Drawing upon observations by the Gaia and Hubble space telescopes, the team ran thousands of simulations of different scenarios over the next ten billion years. This time, they accounted for other celestial objects, factoring in updated estimates on the masses of nearby galaxies that could influence the odds of a merger between the Milky Way and Andromeda.
“A head-on collision is very unlikely; we found a less than 2 percent chance for that. In most of the cases that lead to a merger, the two galaxies will indeed fly past each other at first, which will lead to a loss of orbital energy and subsequently to a merger,” Sawala tells Space.com’s Robert Lea. “How close they come on their first passage is very uncertain, however, and if they don’t come very close, meaning if their distance is more than around 500,000 light-years, they might not merge at all.”
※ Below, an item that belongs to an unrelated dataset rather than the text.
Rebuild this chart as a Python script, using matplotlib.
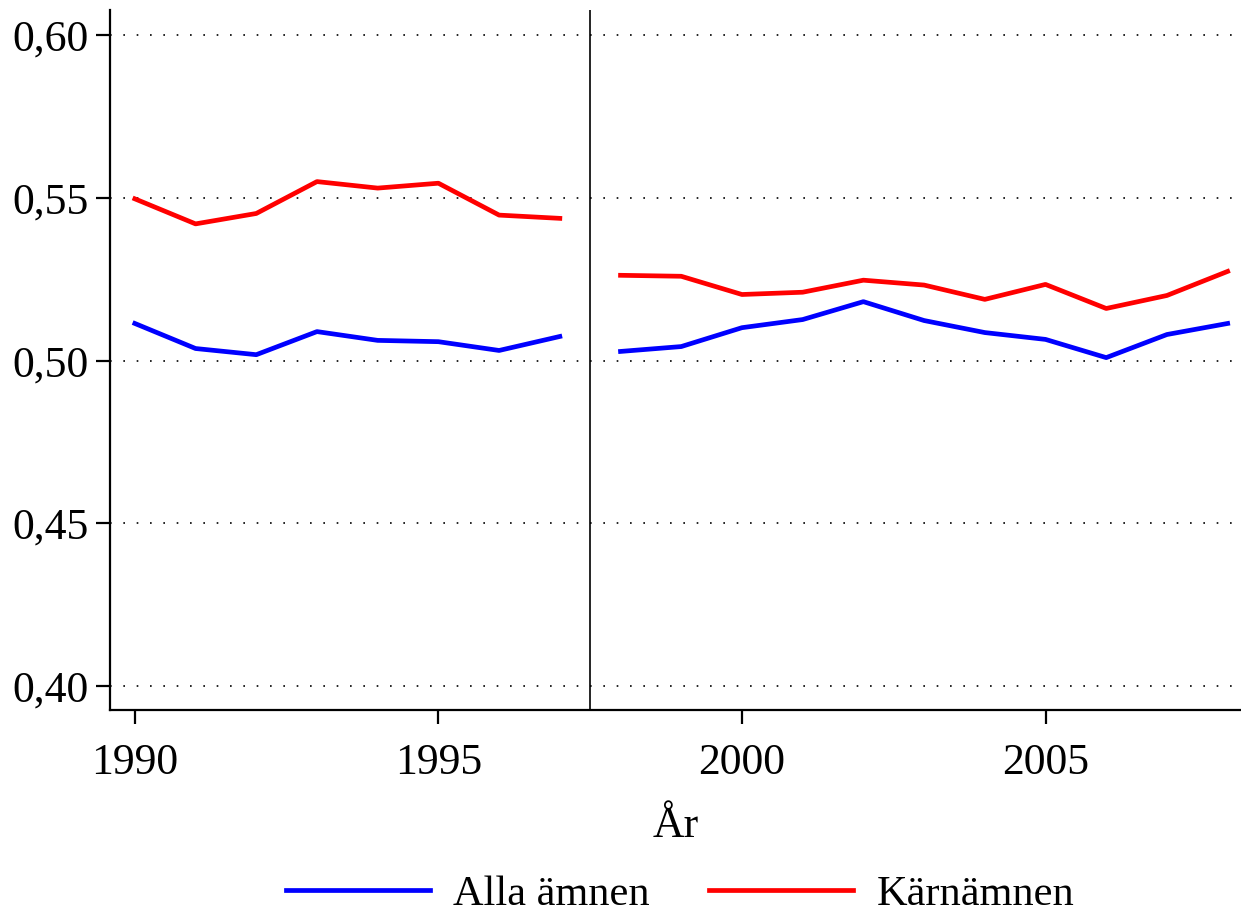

Exactly which of these scenarios ultimately occurs could be governed by the masses of the Large Magellanic Cloud (LMC) and the Triangulum galaxy, two galactic players in the Local Group. In the team’s simulations, the spiral-shaped Triangulum galaxy’s gravity increased the chance of a collision between the Milky Way and Andromeda, while the LMC decreased the chance of a clash, reports Marica Dunn for the Associated Press.
In the simulation where all four objects—the LMC, Triangulum, the Milky Way and Andromeda—were included, the odds of an eventual merger were predicted at 50 percent.
Dark matter and dark energy might also influence how these galactic giants interact, but those effects aren’t well understood, per National Geographic. Essentially, astronomers need more observations to say for sure what will ensue in the stars billions of years from now.
The new study is giving researchers another look at what could happen in the future. But for the time being, “the fate of our galaxy is still completely open,” the study authors write.
“As a working astrophysicist, the best results are those that motivate future studies, and I think our paper provides motivation both for more comprehensive models and for more precise observations,” Sawala tells Science Alert.